Indignado o pai da vítima insurge-se em pleno tribunal, dirigindo algumas
palavras duras ao juiz (provavelmente as mesmas que qualquer pai normal e
corajoso dirigiria face a um tal disparate). O juiz exige desculpas que o pai
não dá e este é imediato condenado a pena de prisão efectiva e encarcerado
apesar do seu estado de saúde muito frágil.
Conclusão inevitável: é mais grave,
em Inglaterra, insultar um juiz – mesmo com razão – do que agredir muito
gravemente um cidadão. E falamos do país europeu com mais antigo curriculum
democrático e com um sistema judicial com muitos pergaminhos.
Como pode, então, uma perversão tão evidente?
Pelo simples mas preocupante facto de que a justiça do nosso mundo ocidental se
ter tornado num intricado mundo de burocracia em que tudo joga a favor do
delinquente habitual e contra o pacato cidadão comum que tenha a pouca sorte de
eventualmente meter “o pé na poça”. O complexo mundo judiciário tornou-se um
terreno extremamente favorável ao mundo do crime e aos delinquentes habituais
que sabem, como ninguém, tirar partido das deficiências do sistema e mesmo dos
direitos e liberdades constitucionais que existem com a preocupação essencial
de defender cidadão comum mas que tantas vezes permitem lacunas legais e
expedientes de todas a ordem que são aproveitadas por quem não tem escrúpulos
de qualquer ordem.
O sistema na sua preocupação
meritória de defender os direitos, liberdades e garantias criou um figurino de
justiça que, no dia-a-dia, se mostra incapaz de assegurar aquilo que deveria
ser a sua essência: a punição rápida e eficaz dos prevaricadores e a defesa
real da segurança e bem-estar do cidadão comum. O sistema persiste em tratar
com paninhos quentes e com cortesia quem deliberadamente e de forma sistemática
o utiliza para a prática impune de crimes.
E de tal modo isto se tornou um dos
aspectos da nossa vida que já ninguém acredita, a sério, na justiça. Ninguém acredita
nem na política nem na justiça. Toda a gente sente, de forma mais ou menos
evidente, que o cidadão normal e cumpridor tem a maior dificuldade em fazer
valer, sem sede de tribunal, os seus direitos – levar-lhe-á anos a fio e quando
a justiça chega (se chega) vem tarde e a más horas não servindo já para nada.
Em contrapartida toda a gente sente que o prevaricador “espertinho” acaba
sempre por se safar porque joga com as debilidades do sistema e com direitos
que foram assegurados a pensar nos cidadãos honestos e bem intencionados.

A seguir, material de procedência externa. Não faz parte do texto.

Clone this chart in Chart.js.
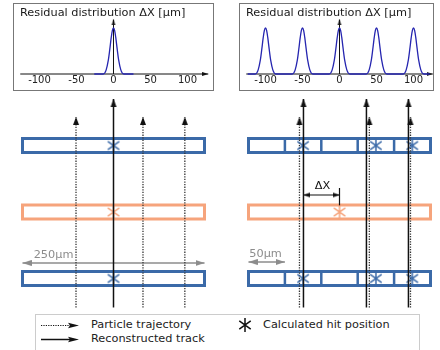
<!DOCTYPE html>
<html>
<head>
<meta charset="utf-8">
<title>Residual distribution ΔX</title>
<script src="https://cdn.jsdelivr.net/npm/chart.js@4.4.1/dist/chart.umd.min.js"></script>
<style>
  body { margin: 0; background: #fff; font-family: 'DejaVu Sans', sans-serif; }
  #fig { position: relative; width: 440px; height: 350px; overflow: hidden; }
  .inset { position: absolute; top: 3px; height: 86px; border: 1px solid #777; background: #fff; }
  .inset canvas { position: absolute; left: 0; top: 0; }
  .panel { position: absolute; top: 92px; }
  #legend { position: absolute; left: 35px; top: 314px; width: 383px; height: 50px; border: 1px solid #ccc; background: #fff; }
  #legend .txt { position: absolute; font-size: 11.3px; line-height: 14px; color: #222; white-space: nowrap; }
  #legend canvas { position: absolute; }
</style>
</head>
<body>
<div id="fig">
  <canvas id="panelLeft" class="panel" width="220" height="220" style="left:0px"></canvas>
  <canvas id="panelRight" class="panel" width="220" height="220" style="left:220px"></canvas>
  <div class="inset" style="left:13px; width:199px"><canvas id="insetLeft" width="199" height="86"></canvas></div>
  <div class="inset" style="left:239px; width:193px"><canvas id="insetRight" width="193" height="86"></canvas></div>
  <div id="legend">
    <canvas id="lgDot" width="42" height="13" style="left:4px; top:4px"></canvas>
    <div class="txt" style="left:55px; top:3px">Particle trajectory</div>
    <canvas id="lgSolid" width="42" height="13" style="left:4px; top:18px"></canvas>
    <div class="txt" style="left:55px; top:17px">Reconstructed track</div>
    <canvas id="lgStar" width="16" height="16" style="left:201px; top:2px"></canvas>
    <div class="txt" style="left:227px; top:3px">Calculated hit position</div>
  </div>
</div>
<script>
// ---- données ----
// graduations des encarts (µm)
const residualTicks = [-100, -50, 0, 50, 100];

// distribution des résidus, un seul pixel de 250 µm
const resSingleX = [-26, -14, -10, -7, -5, -3, -1.5, 0, 1.5, 3, 5, 7, 10, 14, 27];
const resSingleY = [0, 0, 0.085, 0.3, 0.54, 0.8, 0.95, 1, 0.95, 0.8, 0.54, 0.3, 0.085, 0, 0];

// distribution des résidus, pistes de 50 µm
const resStripX = [-124,
  -114, -110, -107, -105, -103, -101.5, -100, -98.5, -97, -95, -93, -90, -86,
  -64, -60, -57, -55, -53, -51.5, -50, -48.5, -47, -45, -43, -40, -36,
  -14, -10, -7, -5, -3, -1.5, 0, 1.5, 3, 5, 7, 10, 14,
  36, 40, 43, 45, 47, 48.5, 50, 51.5, 53, 55, 57, 60, 64,
  86, 90, 93, 95, 97, 98.5, 100, 101.5, 103, 105, 107, 110, 114,
  122];
const resStripY = [0,
  0, 0.085, 0.3, 0.54, 0.8, 0.95, 1, 0.95, 0.8, 0.54, 0.3, 0.085, 0,
  0, 0.085, 0.3, 0.54, 0.8, 0.95, 1, 0.95, 0.8, 0.54, 0.3, 0.085, 0,
  0, 0.085, 0.3, 0.54, 0.8, 0.95, 1, 0.95, 0.8, 0.54, 0.3, 0.085, 0,
  0, 0.085, 0.3, 0.54, 0.8, 0.95, 1, 0.95, 0.8, 0.54, 0.3, 0.085, 0,
  0, 0.085, 0.3, 0.54, 0.8, 0.95, 1, 0.95, 0.8, 0.54, 0.3, 0.085, 0,
  0];

// couches du détecteur (0 = bas, 1 = milieu, 2 = haut)
const layers = [0, 1, 2];
const sensorWidth = 250;   // µm
const stripEdges = [50, 100, 150, 200];   // séparations des pistes (µm)

// panneau gauche : un pixel de 250 µm
const trajLeft = [73.5, 165.5, 223];
const trackLeft = [125];
const hitsLeft = [125, 125, 125];   // position calculée par couche

// panneau droit : pistes de 50 µm
const trajRight = [70, 166, 222.5];
const trackRight = [75.5, 162, 219.7];
const hitsRightOuter = [75, 175, 225];   // centres des pistes touchées
const hitRightMiddle = 125;
const deltaX = [75.5, 125];

// ---- styles ----
Chart.defaults.font.family = "'DejaVu Sans', sans-serif";
Chart.defaults.color = '#222';
const BLUE = '#3b6aa8';
const ORANGE = '#f6a47c';
const GREY = '#8c8c8c';

// pointe de flèche (pointe au centre de l'image, base derrière)
function arrowHead(color, len, wid) {
  const c = document.createElement('canvas');
  c.width = Math.ceil(wid) + 2;
  c.height = len * 2;
  const g = c.getContext('2d');
  g.fillStyle = color;
  g.beginPath();
  g.moveTo(c.width / 2, len);
  g.lineTo(c.width / 2 + wid / 2, 2 * len);
  g.lineTo(c.width / 2 - wid / 2, 2 * len);
  g.closePath();
  g.fill();
  return c;
}

// astérisque à 6 branches
function asterisk(color, r, lw) {
  const c = document.createElement('canvas');
  c.width = c.height = 16;
  const g = c.getContext('2d');
  g.strokeStyle = color;
  g.lineWidth = lw;
  const a = 35 * Math.PI / 180;
  g.beginPath();
  g.moveTo(8, 8 - r); g.lineTo(8, 8 + r);
  g.moveTo(8 - r * Math.cos(a), 8 - r * Math.sin(a)); g.lineTo(8 + r * Math.cos(a), 8 + r * Math.sin(a));
  g.moveTo(8 - r * Math.cos(a), 8 + r * Math.sin(a)); g.lineTo(8 + r * Math.cos(a), 8 - r * Math.sin(a));
  g.stroke();
  return c;
}

const headAxis = arrowHead('#111', 6, 4);
const headTrack = arrowHead('#111', 8, 6);
const headGrey = arrowHead(GREY, 9, 6);
const headDelta = arrowHead('#111', 7, 5);
const starBlue = asterisk(BLUE, 7, 1.5);
const starOrange = asterisk(ORANGE, 7, 1.5);
const starBlack = asterisk('#111', 7, 1.5);

// ligne avec pointes de flèche éventuelles aux extrémités
function lineSet(pts, o) {
  const heads = o.heads || [];
  return {
    data: pts,
    showLine: true,
    borderColor: o.color,
    borderWidth: o.width,
    borderDash: o.dash || [],
    borderCapStyle: o.cap || 'butt',
    borderJoinStyle: 'miter',
    pointStyle: pts.map((p, i) => heads[i] || 'circle'),
    pointRadius: pts.map((p, i) => heads[i] ? 20 : 0),
    pointRotation: pts.map((p, i) => (o.rot && o.rot[i]) || 0),
    clip: false,
    tension: 0
  };
}

function rectSet(x0, x1, yc, h, color) {
  return lineSet([{x: x0, y: yc - h}, {x: x1, y: yc - h}, {x: x1, y: yc + h}, {x: x0, y: yc + h}, {x: x0, y: yc - h}],
    {color: color, width: 3, cap: 'square'});
}

function hitSet(pts, img) {
  return {data: pts, showLine: false, pointStyle: img, pointRadius: 10, clip: false};
}

// textes placés en coordonnées des axes
const notesPlugin = {
  id: 'notes',
  afterDatasetsDraw(chart, args, opts) {
    const ctx = chart.ctx;
    (opts.items || []).forEach(n => {
      ctx.save();
      ctx.font = n.size + "px 'DejaVu Sans'";
      ctx.fillStyle = n.color;
      ctx.textAlign = 'center';
      ctx.textBaseline = 'middle';
      ctx.fillText(n.text, chart.scales.x.getPixelForValue(n.x), chart.scales.y.getPixelForValue(n.y));
      ctx.restore();
    });
  }
};

const H = 0.105;         // demi-hauteur d'une couche
const Y_BOTTOM = -0.436; // départ des traces
const Y_TRAJ = 2.43;     // fin des trajectoires
const Y_TRACK = 2.7;     // fin des traces reconstruites

function trajSets(xs) {
  return xs.map(x => lineSet([{x: x, y: Y_BOTTOM}, {x: x, y: Y_TRAJ}],
    {color: '#333', width: 1.3, dash: [1.3, 1.3], heads: [null, headTrack]}));
}
function trackSets(xs) {
  return xs.map(x => lineSet([{x: x, y: Y_BOTTOM}, {x: x, y: Y_TRACK}],
    {color: '#111', width: 1.5, heads: [null, headTrack]}));
}

function panelChart(id, xr, sets, notes) {
  return new Chart(document.getElementById(id), {
    type: 'scatter',
    data: {datasets: sets},
    options: {
      responsive: false,
      animation: false,
      events: [],
      layout: {padding: 0, autoPadding: false},
      plugins: {legend: {display: false}, tooltip: {enabled: false}, notes: {items: notes}},
      scales: {
        x: {display: false, min: xr[0], max: xr[1]},
        y: {display: false, min: -0.504, max: 2.805}
      }
    },
    plugins: [notesPlugin]
  });
}

// panneau gauche
panelChart('panelLeft', [-30.91, 271.29], [
  ...trackSets(trackLeft),
  hitSet([{x: hitsLeft[0], y: layers[0]}, {x: hitsLeft[2], y: layers[2]}], starBlue),
  hitSet([{x: hitsLeft[1], y: layers[1]}], starOrange),
  ...trajSets(trajLeft),
  lineSet([{x: 0, y: 0.233}, {x: sensorWidth, y: 0.233}], {color: GREY, width: 1.5, heads: [headGrey, headGrey], rot: [-90, 90]}),
  rectSet(0, sensorWidth, layers[0], H, BLUE),
  rectSet(0, sensorWidth, layers[1], H, ORANGE),
  rectSet(0, sensorWidth, layers[2], H, BLUE)
], [
  {text: '250µm', x: 42.6, y: 0.353, size: 11.3, color: GREY}
]);

// panneau droit
const dividers = [];
[layers[0], layers[2]].forEach(l => {
  stripEdges.forEach(e => {
    dividers.push({x: e, y: l - H}, {x: e, y: l + H}, {x: e, y: null});
  });
});

panelChart('panelRight', [-39.15, 263.05], [
  ...trackSets(trackRight),
  lineSet([{x: deltaX[0], y: 1.256}, {x: deltaX[1], y: 1.256}], {color: '#111', width: 1.2, heads: [headDelta, headDelta], rot: [-90, 90]}),
  lineSet([{x: deltaX[1], y: 1.1}, {x: deltaX[1], y: 1.361}], {color: '#111', width: 1.2}),
  hitSet(hitsRightOuter.map(x => ({x: x, y: layers[0]})).concat(hitsRightOuter.map(x => ({x: x, y: layers[2]}))), starBlue),
  hitSet([{x: hitRightMiddle, y: layers[1]}], starOrange),
  ...trajSets(trajRight),
  lineSet([{x: 0, y: 0.248}, {x: stripEdges[0], y: 0.248}], {color: GREY, width: 1.5, heads: [headGrey, headGrey], rot: [-90, 90]}),
  Object.assign(lineSet(dividers, {color: BLUE, width: 2.5}), {spanGaps: false}),
  rectSet(0, sensorWidth, layers[0], H, BLUE),
  rectSet(0, sensorWidth, layers[1], H, ORANGE),
  rectSet(0, sensorWidth, layers[2], H, BLUE)
], [
  {text: '50µm', x: 23.4, y: 0.368, size: 11.3, color: GREY},
  {text: 'ΔX', x: 101.6, y: 1.383, size: 11.3, color: '#111'}
]);

// encarts : distribution des résidus
function insetChart(id, xr, curveX, curveY, axisEnd) {
  const curve = curveX.map((x, i) => ({x: x, y: curveY[i]}));
  return new Chart(document.getElementById(id), {
    type: 'scatter',
    data: {
      datasets: [
        {data: curve, showLine: true, borderColor: '#2626b0', borderWidth: 1.3, pointRadius: 0,
         cubicInterpolationMode: 'monotone', clip: false},
        lineSet([{x: axisEnd[0], y: 0}, {x: axisEnd[1], y: 0}], {color: '#111', width: 1, heads: [null, headAxis], rot: [0, 90]}),
        lineSet([{x: 0, y: 0}, {x: 0, y: 1.185}], {color: '#111', width: 1, heads: [null, headAxis], rot: [0, 0]})
      ]
    },
    options: {
      responsive: false,
      animation: false,
      events: [],
      layout: {padding: {left: 6}, autoPadding: false},
      plugins: {
        legend: {display: false},
        tooltip: {enabled: false},
        title: {display: true, text: 'Residual distribution ΔX [µm]', align: 'start', color: '#1a1a1a',
                font: {size: 11.3, weight: 'normal'}, padding: {top: 2, bottom: 2}}
      },
      scales: {
        x: {
          min: xr[0], max: xr[1],
          grid: {display: false, drawTicks: false},
          border: {display: false},
          ticks: {font: {size: 10}, color: '#222', padding: 4, maxRotation: 0, autoSkip: false},
          afterBuildTicks: s => { s.ticks = residualTicks.map(v => ({value: v})); }
        },
        // l'axe des x de l'encart (y = 0) est un peu sous le bas de la zone de tracé
        y: {display: false, min: 0.087, max: 1.14}
      }
    }
  });
}

insetChart('insetLeft', [-126.35, 134.46], resSingleX, resSingleY, [-126, 128]);
insetChart('insetRight', [-126.35, 126.35], resStripX, resStripY, [-126, 126]);

// légende
function legendLine(id, dotted) {
  const g = document.getElementById(id).getContext('2d');
  g.strokeStyle = '#111';
  g.lineWidth = dotted ? 1.2 : 1.5;
  if (dotted) g.setLineDash([1.2, 1.2]);
  g.beginPath(); g.moveTo(1, 6.5); g.lineTo(30, 6.5); g.stroke();
  g.fillStyle = '#111';
  g.beginPath(); g.moveTo(39, 6.5); g.lineTo(28, 3.8); g.lineTo(30, 6.5); g.lineTo(28, 9.2); g.closePath(); g.fill();
}
legendLine('lgDot', true);
legendLine('lgSolid', false);
document.getElementById('lgStar').getContext('2d').drawImage(starBlack, 0, 0);
</script>
</body>
</html>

A justiça para cumprir os seus fins
tem de ter duas componentes essenciais: ser rápida e eficaz. O patife tem de
sentir na pele, de forma rápida, uma punição que lhe dê claramente a noção de
que o crime não compensou.
Os armazéns de presos em que se
transformaram as nossas cidades são um peso morto nas nossas sociedades com
enormes encargos para a comunidade e constituem, geralmente, verdadeiros
viveiros de criminosos graves que pululam à sombra do ócio. Não pode ser a
sociedade a pagar o castigo aos que prevaricaram. São eles próprios que terão
de assegurar o pagamento do sistema de punições que lhe é infligido
Uma sociedade civilizada tem que
saber defender os direitos e liberdades dos seus cidadão mas também tem que
saber garantir a sua segurança de forma eficaz e assegurar que o lobo vestido
na pele de cordeiro não seja confundido com este. Deve ser aberta e tolerante
para com o cidadão comum que cumpre de forma habitual e regular os seus deveres
(mesmo prevaricando aqui e ali em coisas menores) mas firme e intransigente
para o delinquente habitual e grave.
As sociedades modernas têm que
perder de forma rápida alguns complexos e actuar de forma eficaz sob pena de se
transformarem em sítios aonde não é possível viver com um mínimo de qualidade
de vida. Democracia nunca deve ser sinónimo de fraqueza: tolerância sim,
debilidade nunca. O primado das liberdades individuais não pode ser levado ao
extremo de se transformar no parteiro da opressão das liberdades colectivas.
O estado de direito para ganhar
credibilidade rem que assegurar um sistema judicial que a generalidade dos
cidadãos respeite e a quem reconheça um papel crucial na defesa da sua
liberdade e qualidade de vida e que seja visto e sentido pelos criminosos como
um obstáculo temível às suas actividades.
Só assim se poderão separar as águas
e garantir sociedades aonde valha a pena ser cumpridor e honesto.